Swedish organizational theorist (born 1971)

Jonas Söderlund (born June 1, 1971) is a Swedish organizational theorist and Professor in the Department of Leadership and Organizational Behavior at the BI Norwegian Business School, and author. He is known for his work in the fields of human resource management, project management.

== Biography ==
=== Youth, education and early academic career ===
Söderlund was born in Stockholm, Sweden in 1971, son of Söderlund Claes R. and Yvonne Elisabeth Söderlund. In 1995, he obtained his MSc in Business Administration and Economics from the Linköping University in Sweden.

After his graduation Söderlund started teaching and continued his studies at the Linköping University, In 1998 he obtained his Licentiate of Business Administration, and in 2000 his PhD in its International Graduate School of Management and Industrial Engineering (IMIE). His thesis was entitled "Time-limited and complex interaction – studies of industrial projects". In 1998, he had attended the Program in General Management at the Harvard Business School as visiting doctoral student.

=== Further academic career and honours ===
In 2000, Söderlund started as Assistant Professor at the School of Management at the Linköping University, where he was promoted to Associate Professor of Business Administration in 2003. From 2003 to 2007 he also served as Director of the Linköping Project Center at the Linköping University. In 2007, he was appointed Professor in Project Management at the BI Norwegian Business School.

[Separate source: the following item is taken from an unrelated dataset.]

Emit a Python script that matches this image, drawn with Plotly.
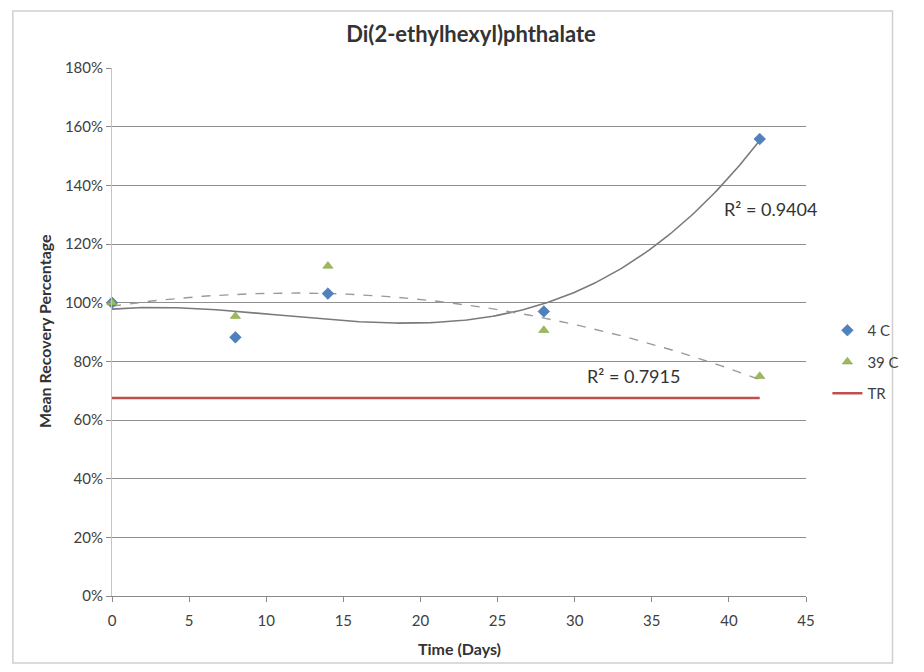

In 2009, Söderlund was awarded the HR Research Award for Best Research on HRM 2009 by the Uppsala University and the Institute for Personnel & Corporate Development (IPF). In 2011, he and Karin Bredin obtained the International Project Management Association (IPMA) Research Award 2011 for "outstanding research on HRM in project-based organizations".

== Selected publications ==
- Lars Lindkvist, Jonas Söderlund & Fredrik Tell Managing product development projects: on the significance of fountains and deadlines,1998.
- Jonas Söderlund. Time-limited and Complex Interaction: Studies of Industrial Projects. Ekonomiska institutionen, Univ. [distributör], 2000.
- Jonas Söderlund. Developing project competence: empirical regularities in competitive project operations, 2005.
- Jonas Söderlund. HRM in project-intensive firms: changes and challenges, 2006.
- Karin Bredin & Jonas Söderlund. Human resource management in project-based organizations : the HR quadriad framework, 2011.
- Jonas Söderlund. Project Management and Organization Theory: IRNOP Meets PMJ. 2014.
- Peter Morris, Jeff Pinto & Jonas Söderlund (Eds.) Oxford Handbook of Project Management, Oxford: Oxford University Press, 2011.

- Articles, a selection
- Jonas Söderlund. "Building theories of project management: past research, questions for the future". International journal of project management 22.3 (2004): 183-191.
- Söderlund, Jonas. "On the broadening scope of the research on projects: a review and a model for analysis". International Journal of Project Management 22.8 (2004): 655-667.
- Söderlund, Jonas. "Pluralism in project management: navigating the crossroads of specialization and fragmentation". International Journal of Management Reviews 13.2 (2011): 153-176.